Honestly, it’s hard to like the MC. He’s too obnoxious and suspicious I’m surprised Rimuru isn’t weirded out by him. He is letting a lot of bad things happen just for a measly advantage. He is letting Rimuru do all the work even though he could help. Why isn’t he helping him name, share knowledge, admit some secrets, and clear some misunderstandings? By the way, Rimuru doesn’t have a special soul, just an interesting destiny. (Which btw your MC has as well). The thing about having a lot of destined ones means that many of the people close to him (Soul Corridor or Named) will have a big impact on the world. Shizue wasn’t a love interest (she never read as one). She was a kindred spirit, one Rimuru was able to open up to and later be thankful for. She’s basically the reason he became a mentor to Chloe (someone with a special soul).
Wish granting, systems, and desired world of reincarnation make for a clown story. Never give your MC extraordinary advantages or any advantages for that matter.
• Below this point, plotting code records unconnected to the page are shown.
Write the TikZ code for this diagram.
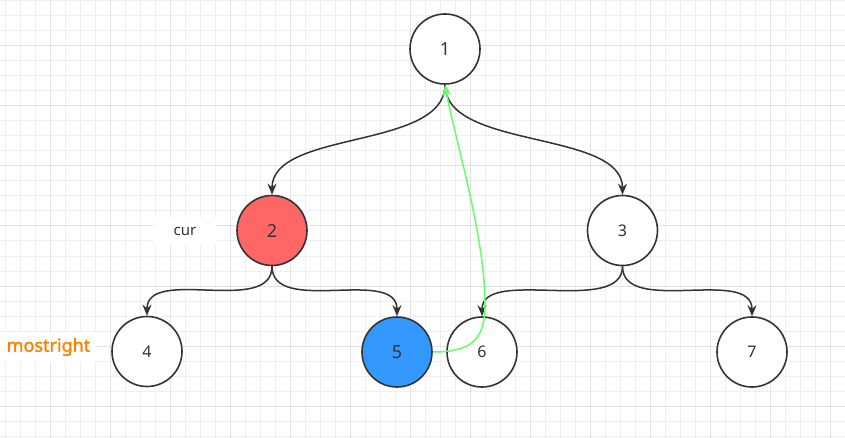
\documentclass[tikz,border=0pt]{standalone}
\usepackage{fontspec}
\setmainfont{Noto Sans}
\newfontfamily\mrfont[FakeBold=1.6]{Noto Sans}
\usetikzlibrary{arrows.meta,calc}
\definecolor{gridminor}{HTML}{EFEFEF}
\definecolor{gridmajor}{HTML}{E2E2E2}
\definecolor{strokec}{HTML}{333333}
\definecolor{redfill}{HTML}{FF6666}
\definecolor{bluefill}{HTML}{3399FF}
\definecolor{greenline}{HTML}{66FF66}
\definecolor{orangetxt}{HTML}{FF8000}
\tikzset{
  treenode/.style={circle,draw=strokec,line width=1.6pt,minimum size=70pt,inner sep=0pt,
    text=strokec,font=\fontsize{16}{18}\selectfont},
  bignum/.style={font=\fontsize{18}{20}\selectfont},
  conn/.style={draw=strokec,line width=1.5pt,-{Stealth[length=11pt,width=9pt]}},
  backedge/.style={draw=greenline,line width=1.5pt,-{Stealth[length=11pt,width=9pt]}},
  lbl/.style={fill=white,inner sep=0pt,text=strokec,font=\fontsize{15}{18}\selectfont}
}
\begin{document}
\begin{tikzpicture}[x=1pt,y=-1pt]
\useasboundingbox (0,0) rectangle (845,438);
\fill[white] (0,0) rectangle (845,438);
% grid
\foreach \i in {0,...,56} {
  \draw[gridminor,line width=1pt] ({5+15*\i},0) -- ({5+15*\i},438);
}
\foreach \i in {0,...,29} {
  \draw[gridminor,line width=1pt] (0,{1+15*\i}) -- (845,{1+15*\i});
}
\foreach \i in {0,...,13} {
  \draw[gridmajor,line width=1pt] ({50+60*\i},0) -- ({50+60*\i},438);
}
\foreach \i in {0,...,6} {
  \draw[gridmajor,line width=1pt] (0,{46+60*\i}) -- (845,{46+60*\i});
}
% nodes
\node[treenode,fill=white,bignum] (n1) at (445,49) {1};
\node[treenode,fill=redfill,bignum] (n2) at (272,230.5) {2};
\node[treenode,fill=white] (n3) at (622.5,230.5) {3};
\node[treenode,fill=white] (n4) at (147,351.5) {4};
\node[treenode,fill=bluefill,bignum] (n5) at (397,352) {5};
\node[treenode,fill=white] (n6) at (482,352) {6};
\node[treenode,fill=white] (n7) at (752,352) {7};
% labels
\node[lbl,minimum width=64pt,minimum height=28pt] (cur) at (185,231) {cur};
\node[fill=white,inner sep=0pt,minimum width=96pt,minimum height=30pt,text=orangetxt,
  font=\mrfont\fontsize{18}{20}\selectfont] (mr) at (48.5,347) {mostright};
% edges
\draw[conn] (n1.south) .. controls +(0,65) and +(0,-65) .. (n2.north);
\draw[conn] (n1.south) .. controls +(0,65) and +(0,-65) .. (n3.north);
\draw[conn] (n2.south) .. controls +(0,50) and +(0,-50) .. (n4.north);
\draw[conn] (n2.south) .. controls +(0,50) and +(0,-50) .. (n5.north);
\draw[conn] (n3.south) .. controls +(0,50) and +(0,-50) .. (n6.north);
\draw[conn] (n3.south) .. controls +(0,50) and +(0,-50) .. (n7.north);
% threaded back edge
\coordinate (g1) at (485,305);
\draw[backedge] (n5.east) .. controls +(38,0) and +(0,35) .. (g1)
  .. controls +(0,-70) and +(10,55) .. (n1.south);
\end{tikzpicture}
\end{document}
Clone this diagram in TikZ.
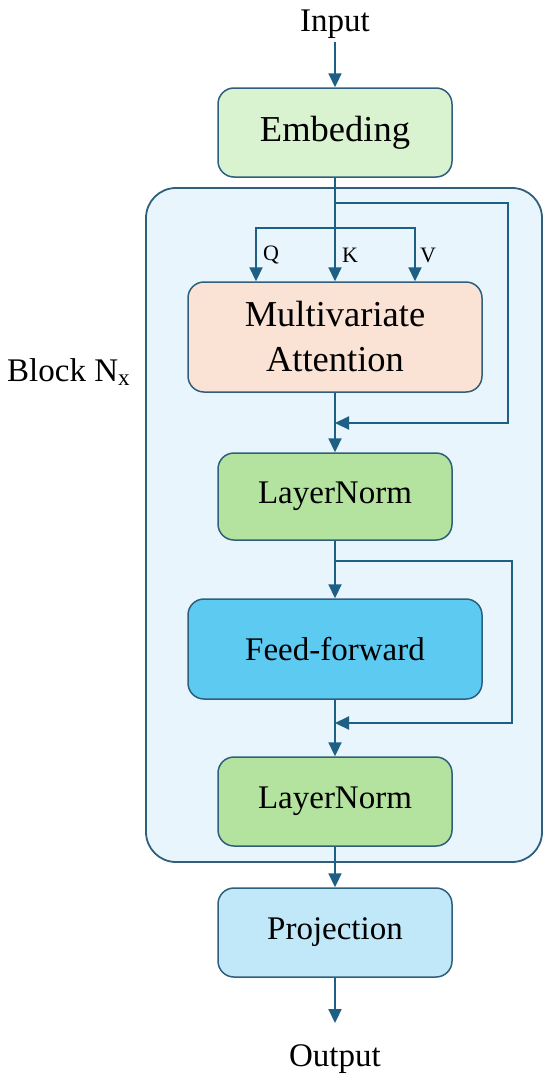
\documentclass[tikz,border=0pt]{standalone}
\usepackage{fontspec}
\setmainfont{Liberation Serif}
\usepackage{xcolor}
\definecolor{cLine}{HTML}{1E5F86}
\definecolor{cEdge}{HTML}{2F5F7C}
\definecolor{cBlock}{HTML}{E8F5FC}
\definecolor{cEmb}{HTML}{D9F2D0}
\definecolor{cAtt}{HTML}{FAE2D5}
\definecolor{cNorm}{HTML}{B4E3A0}
\definecolor{cFF}{HTML}{5DCAF2}
\definecolor{cProj}{HTML}{C0E8F8}
\usepackage{tikz}
\usetikzlibrary{positioning,arrows.meta,calc}
\tikzset{
  node-box/.style={draw=cEdge,line width=1.5pt,rounded corners=16pt,
    minimum height=89pt,minimum width=234pt,align=center,
    font=\fontsize{33}{44}\selectfont},
  node-wide/.style={node-box,minimum width=294pt},
  node-big/.style={font=\fontsize{36.5}{45}\selectfont},
  node-block/.style={draw=cEdge,line width=1.8pt,fill=cBlock,rounded corners=30pt},
  node-label/.style={font=\fontsize{33}{40}\selectfont,inner sep=3pt},
  node-qkv/.style={font=\fontsize{22}{26}\selectfont,inner sep=0pt},
  % residual paths and main flow share the same arrow
  arrow/.style={-{Triangle[length=14pt,width=13pt]},line width=2.2pt,draw=cLine},
}
\begin{document}
\begin{tikzpicture}[x=1pt,y=-1pt]
  \useasboundingbox (0,0) rectangle (550,1081);
  \draw[node-block] (146,188) rectangle (542,862);
  \node[node-label,anchor=west] (blk) at (4,372) {Block N\textsubscript{x}};

  \node[node-label] (in) at (335,24) {Input};
  \node[node-box,node-big,fill=cEmb] (emb) at (335,132.5) {Embeding};
  \node[node-wide,node-big,fill=cAtt,minimum height=110pt] (att) at (335,337) {Multivariate\\Attention};
  \node[node-box,fill=cNorm,minimum height=87pt] (ln1) at (335,496.5) {LayerNorm};
  \node[node-wide,fill=cFF,minimum height=100pt] (ff) at (335,649) {Feed-forward};
  \node[node-box,fill=cNorm] (ln2) at (335,801.5) {LayerNorm};
  \node[node-box,fill=cProj] (proj) at (335,932.5) {Projection};
  \node[node-label] (out) at (335,1059) {Output};

  \node[node-qkv] (q) at (271,255) {Q};
  \node[node-qkv] (k) at (350,255) {K};
  \node[node-qkv] (v) at (428,255) {V};

  \coordinate (s1) at (335,203);
  \coordinate (qkv) at (335,228);
  \coordinate (m1) at (335,423);
  \coordinate (s2) at (335,561);
  \coordinate (m2) at (335,723);
  \coordinate (outtip) at (335,1023);

  \draw[arrow] (in) -- (emb);
  \draw[arrow] (emb) -- (att);
  \draw[arrow] (qkv) -| ([xshift=-79pt]att.north);
  \draw[arrow] (qkv) -| ([xshift=80pt]att.north);
  \draw[arrow] (s1) -- ++(173,0) |- (m1);
  \draw[arrow] (att) -- (ln1);
  \draw[arrow] (ln1) -- (ff);
  \draw[arrow] (s2) -- ++(177,0) |- (m2);
  \draw[arrow] (ff) -- (ln2);
  \draw[arrow] (ln2) -- (proj);
  \draw[arrow] (proj) -- (outtip);
\end{tikzpicture}
\end{document}
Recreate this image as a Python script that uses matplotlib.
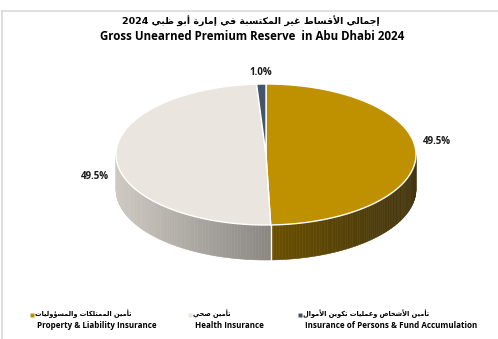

Their modern knowledge is already an unfair advantage, most so the familiarity with the world they’ve reincarnated in. This isn’t a great or good start, and quite honestly, the MC’s advantages are off putting. Dragonlords don’t have immunity to fire, maybe some minor level of resistance compared to the common man but not outright immunity.
Thanks for reading…even if you ended up losing interest. Know that this fic is currently being rewritten, with a major focus on plot divergence and immediate butterfly effects. I’d also like to recommend my other fic: Dreadful Pride (a very uncommon take on the overlord SI genre). If you aren’t looking for a fic that cares little for the plot of canon then this is the fic for you.
I understand, you are unused to my style of writing…probably because of the lack of straightforwardness and the incredibly limited POV. I prioritise descriptions, and I try to show most of my stories instead of telling. I don’t exaggerate actions and don’t care much for excessive emotions. But to the stories you recommended. There aren’t really good examples of how to write since they are riddled with plenty of grammar errors, tense inconsistency, sporadic POVs and unreliable narration (something that should be exclusive to pov limited). The stories are simple and cliche because everything bends to accommodate for the male character’s actions and behaviour. What you did was tell me your preference in literature and say that my story was riddled with errors (errors you couldn’t identify might I add) before giving me poorly written fan works. That’s not criticism, friend. That’s you telling me what you like reading and telling me my story is wrongly written because it doesn’t fall under the criteria of the stories you enjoy reading.
It’s not. I’m open to some feedback though. Mind pointing out the places where you feel the writing gets uncomfortable or difficult to understand?
That was the entire point of it. The mc was more of cold realist, bordering on sociopathic. I made him so in order to give a visible impression of flavour text on personality. I’m glad you find the fic entertaining.
It’s on FFN and AO3 the name is Overlord: New Life. Though, I think I might end up continuing this story just with some few modifications in the initial chapters.
No, just a bit of reader’s block.
Didn’t intend to.
Dude, it’s barely been a week since the previous update. No.